Real-time switching and visualization of logging attributes based on subspace learning

Abstract The Three-Dimension visualization effect is limited by the performance of equipment and algorithm when dealing with high-dimensional and large-scale geological data. So it is very difficult to graph the data accurately in real-time. In this paper, an accurate and efficient real-time visualization method is studied, which combines the distribution characteristics of geological data in space and the physical law of multi-dimensional logging attributes. Firstly, the spatial data field is evenly divided into sampling intervals of the same size, and the dispersion degree of numerical distribution of geological data in different sampling intervals is counted, and the sampling interval is divided into different sampling density grades according to the degree of dispersion clustering. The logging data are sampled according to the sampling density level in each sampling interval to compress the data scale.

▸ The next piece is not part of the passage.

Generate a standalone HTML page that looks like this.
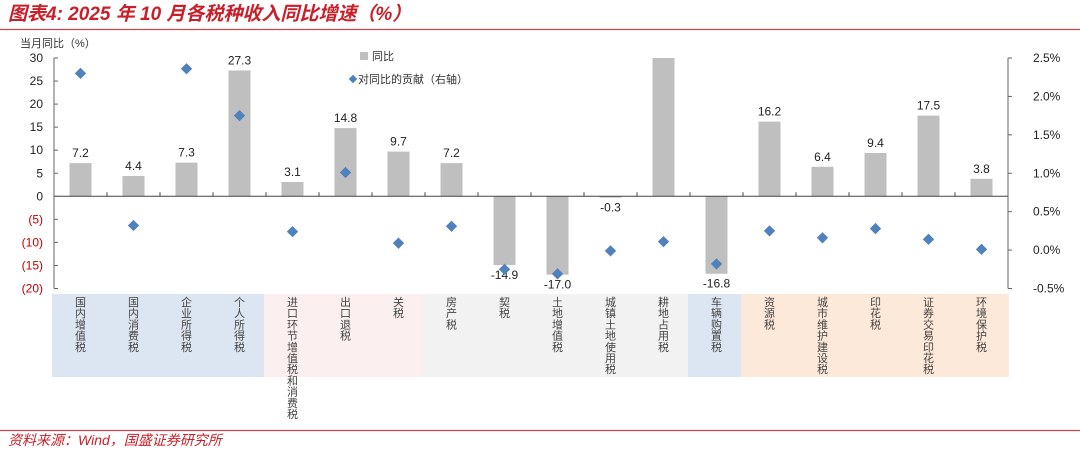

Secondly, the Pearson coefficient is used to classify logging attributes to solve visual switching delay caused by multiple dimensions of data. Third, The basis vector and its coefficients are obtained through intra-class subspace learning, based on which the mapping model between attributes is established. When the attribute is switched, only the coefficient value in the mapping model needs to be changed to reduce the amount of data exchange and ensure real-time visualization. The experimental results show that real-time visualization of large-scale geological data can be realized using this method, which supports multi-attribute dynamic switching and has good rendering accuracy.